Tarkovsky’s debut feature (re-released in a pristine newly restored version) is surely the most lyrical war movie ever made. It is set at a brutal and bloody moment in the Second World War.
Its main characters have all suffered devastating personal losses as the Soviet army tries to repel the Nazi invasion - and yet the film is a coming of age story which deals with young love and in which characters still have time to discuss art and books and to listen to music.
The film opens in magical fashion with a sun-drenched dream sequence in which the 12 year old Ivan is shown as a golden haired boy in a sunny, pastoral setting, delighting in the natural world and with his mother doting on him.
The reality, when he awakens, is that he’s a desperate kid, crawling through barbed wire-strewn swamps and trying to stay alive in a war zone.

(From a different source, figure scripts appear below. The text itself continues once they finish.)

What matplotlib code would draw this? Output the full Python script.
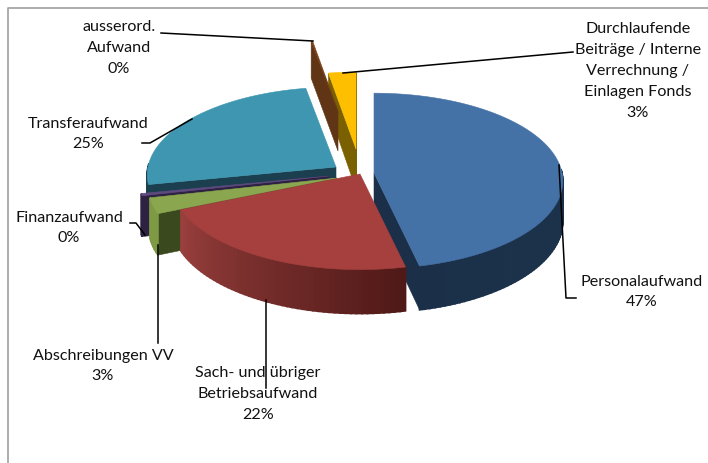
import numpy as np
import matplotlib
matplotlib.use('Agg')
import matplotlib.pyplot as plt
from matplotlib.colors import to_rgb
from matplotlib.patches import Polygon

# Daten (Anteile in %), im Uhrzeigersinn ab 12 Uhr
kategorien = ['Personalaufwand', 'Sach- und übriger\nBetriebsaufwand', 'Abschreibungen VV',
              'Finanzaufwand', 'Transferaufwand', 'ausserord.\nAufwand',
              'Durchlaufende\nBeiträge / Interne\nVerrechnung /\nEinlagen Fonds']
anteile = [46.5, 22.1, 2.9, 0.4, 25.4, 0.15, 2.65]
prozent_text = ['47%', '22%', '3%', '0%', '25%', '0%', '3%']

# Farben: Oberseite, Aussenwand links/rechts, Schnittwand
farbe_oben = ['#4471a6', '#a5403e', '#8aa64e', '#5f4a80', '#3f96b0', '#7a4015', '#fdbf00']
farbe_wand_a = ['#1b3048', '#9a403e', '#7f9a45', '#2e2243', '#1b3f4e', '#5f3516', '#7a6000']
farbe_wand_b = ['#1e3652', '#4f1917', '#7f9a45', '#2e2243', '#1b3f4e', '#5f3516', '#7a6000']
farbe_schnitt = ['#1b3048', '#541b19', '#3b4a1e', '#2e2243', '#1b3f4e', '#5f3516', '#7a6000']

# Layout in Pixeln
spitzen = [(374, 173), (360, 174), (337, 178), (329, 176), (336, 167), (338, 111), (356, 149)]
radien = [1, 1, 1, 1, 1, 0.88, 0.96]
zeichenfolge = [0, 6, 5, 4, 3, 2, 1]
RX, RY, TIEFE, PERSPEKTIVE = 188, 87, 40, 0.09

label_pos = [(642, 292), (258, 394), (103, 366), (69, 228), (88, 134), (119, 48), (638, 71)]
leader = [[(559, 165), (566, 298), (576, 298)],
          [(266, 300), (266, 388)],
          [(158, 245), (158, 343)],
          [(130, 223), (136, 223), (145, 235)],
          [(142, 143), (150, 143), (192, 119)],
          [(161, 33), (313, 41)],
          [(343, 73), (573, 52)]]

plt.rcParams['font.family'] = ['Lato', 'DejaVu Sans']

fig = plt.figure(figsize=(7.08, 4.63), dpi=100)
ax = fig.add_axes([0, 0, 1, 1])
ax.set_xlim(0, 708)
ax.set_ylim(463, 0)
ax.axis('off')


def projektion(spitze, winkel, r=1.0, h=0.0):
    # winkel in Grad ab 12 Uhr im Uhrzeigersinn, perspektivische Verkuerzung nach hinten
    a = np.radians(winkel)
    u = r * np.sin(a)
    v = -r * np.cos(a)
    s = 1 / (1 - PERSPEKTIVE * v)
    return np.column_stack([spitze[0] + RX * u * s, spitze[1] + (RY * v + h) * s])


def flaeche(punkte, farbe, z, lw=0.4):
    ax.add_patch(Polygon(punkte, closed=True, facecolor=farbe, edgecolor=farbe, lw=lw, zorder=z))


def stueck(start, ende, spitze, radius, oben, wand_a, wand_b, schnitt, z):
    # Schnittwaende, soweit zum Betrachter gerichtet
    for w, sichtbar in ((start, np.sin(np.radians(start)) < 0), (ende, np.sin(np.radians(ende)) > 0)):
        if sichtbar:
            flaeche(np.vstack([projektion(spitze, w, radius, 0), projektion(spitze, w, 0, 0),
                               projektion(spitze, w, 0, TIEFE), projektion(spitze, w, radius, TIEFE)]), schnitt, z)
    # Aussenwand in kleinen Segmenten mit Farbverlauf
    winkel = np.linspace(start, ende, max(int((ende - start) / 1.5), 2) + 1)
    for w0, w1 in zip(winkel[:-1], winkel[1:]):
        if np.cos(np.radians((w0 + w1) / 2)) < 0.05:
            t = (ende - w0) / (ende - start)
            c = tuple((1 - t) * np.array(to_rgb(wand_a)) + t * np.array(to_rgb(wand_b)))
            w = np.array([w0, w1])
            flaeche(np.vstack([projektion(spitze, w, radius, 0), projektion(spitze, w[::-1], radius, TIEFE)]), c, z, lw=1.2)
    # Oberseite
    flaeche(np.vstack([projektion(spitze, winkel, radius, 0), projektion(spitze, np.array([ende]), 0, 0)]), oben, z + 0.5)


grad = np.array(anteile) / sum(anteile) * 360
grenzen = np.concatenate([[0], np.cumsum(grad)])
for rang, i in enumerate(zeichenfolge):
    stueck(grenzen[i], grenzen[i + 1], spitzen[i], radien[i], farbe_oben[i], farbe_wand_a[i],
           farbe_wand_b[i], farbe_schnitt[i], 2 + rang)

# Rahmen
ax.plot([8, 8, 708], [463, 8, 8], color='#a0a0a0', lw=1.2, zorder=1)

# Beschriftungen mit Fuehrungslinien
for i, name in enumerate(kategorien):
    ax.text(label_pos[i][0], label_pos[i][1], name + '\n' + prozent_text[i], ha='center', va='center',
            fontsize=11.6, linespacing=1.62, color='#111111', zorder=20)
    xs, ys = zip(*leader[i])
    ax.plot(xs, ys, color='black', lw=1.1, zorder=15)

fig.savefig('out.png', dpi=100)
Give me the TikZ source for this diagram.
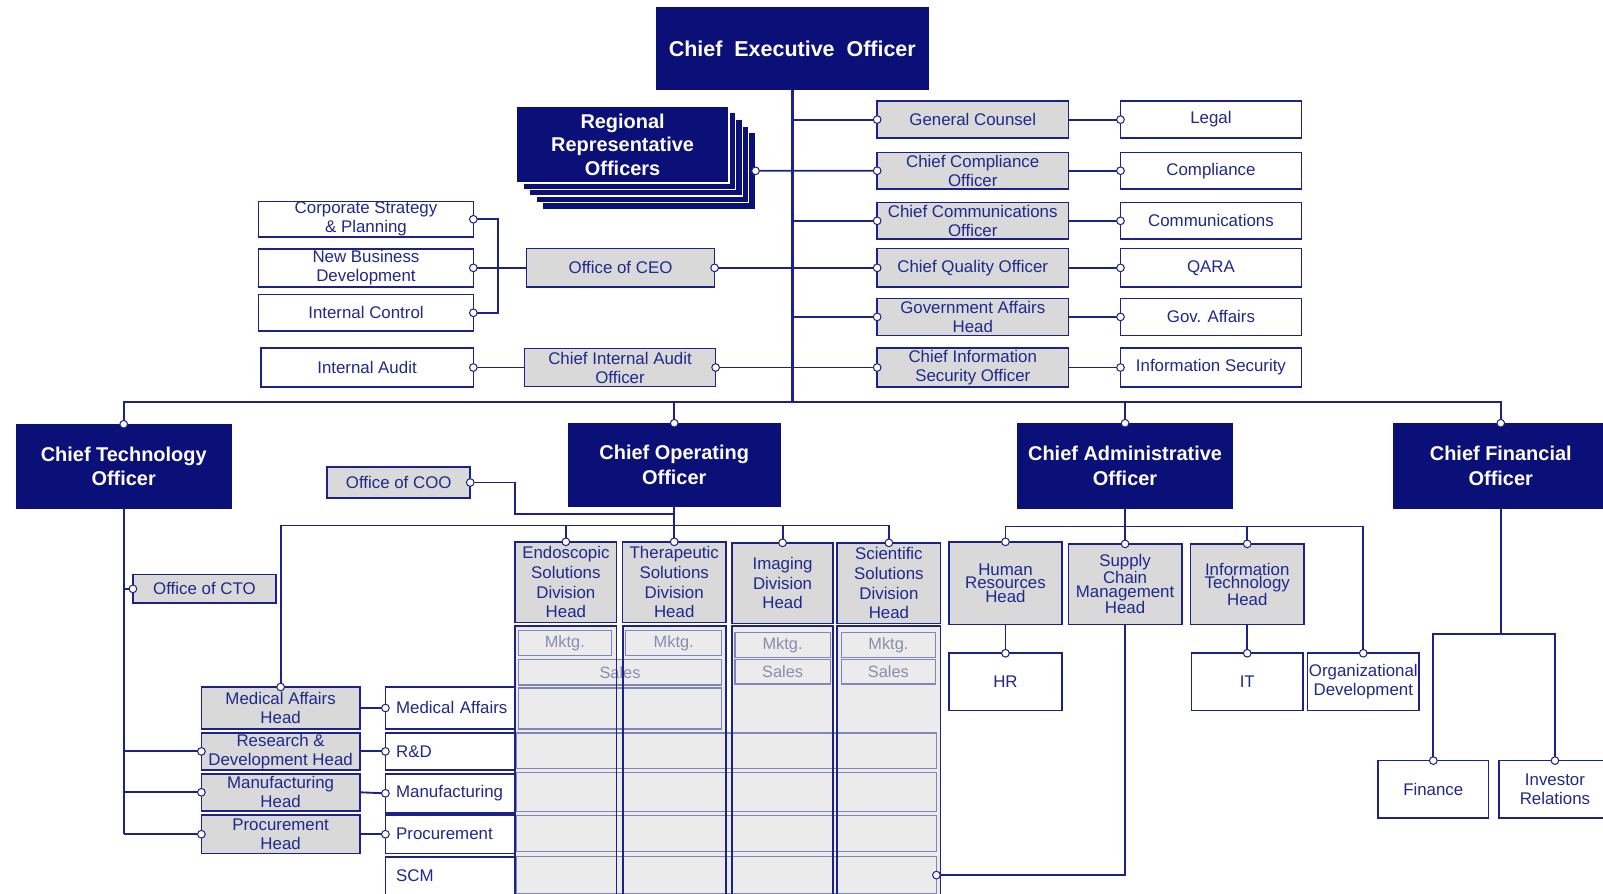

“He’s been through more than you can imagine,” we are told of the boy, who is driven by a desire for revenge, has been fighting for the partisans, and is clearly deeply traumatised.
Tarkovsky pays full attention to the squalor and pity of war but never loses his sense of poetry. Whether filming a courtship scene in the woods or showing light reflecting off the water, the camerawork is astonishingly fluid and inventive.
We are told several times that war is a man’s profession but what makes the film so distinctive is that it takes a child’s eye view.